Report | August 2023

Beyond giving

Philanthropy has long helped to alleviate poverty and direct funds into areas that are left behind by profit-oriented investments. This report looks at new ways to channel philanthropic funding to drive increased investment into the SDGs. 

  • By Nalini Tarakeshwar and Karin Tang

Executive summary

Philanthropic efforts have long helped to alleviate poverty and direct funds into areas that are left behind by profit-oriented forms of investment. However, philanthropic capital is also well placed to play a unique and potentially vital role as the world looks to adapt its output-focused economy to become more sustainable, evolving to the impact economy.

Mounting concerns about climate change, biodiversity loss and social inequity are putting pressure on countries to shift their economic focus from solely looking at maximizing production levels to also considering the inherent value of natural capital, biodiversity, and the ecological health of the planet. This requires a shift to the impact economy, which would place quantifiable values on natural resources and social equality.

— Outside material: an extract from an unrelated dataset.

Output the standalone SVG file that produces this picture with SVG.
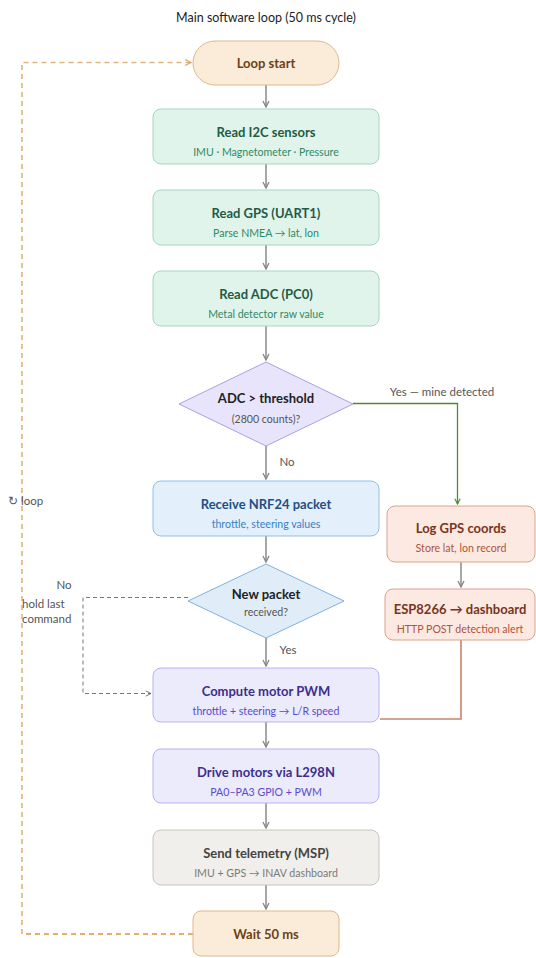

Philanthropy can play an important role in this adjustment. Funds used for philanthropic purposes are, by definition, not concerned about investment returns, but their capital is carefully monitored for real-world value, or impact. These funds can be utilized with the larger pool of profit-oriented private capital to support the many investment projects that are urgently required to combat climate change and biodiversity loss.

The idea would be to combine public finance, philanthropic capital, and private capital in varying forms of blended finance. The philanthropic element would be integral to this, as it can act as a catalyst to support relatively risky projects and help to ensure funds are employed effectively so as to maximize impact.

For example, philanthropic capital can potentially work with public or multilateral funds to act as first-loss absorbers when it comes to financing emerging technologies or to support investments into infrastructure projects in emerging countries. This blended finance approach should help to persuade major asset owners such as pension funds, sovereign wealth funds and major asset management companies to use some of their investment capital to support these projects.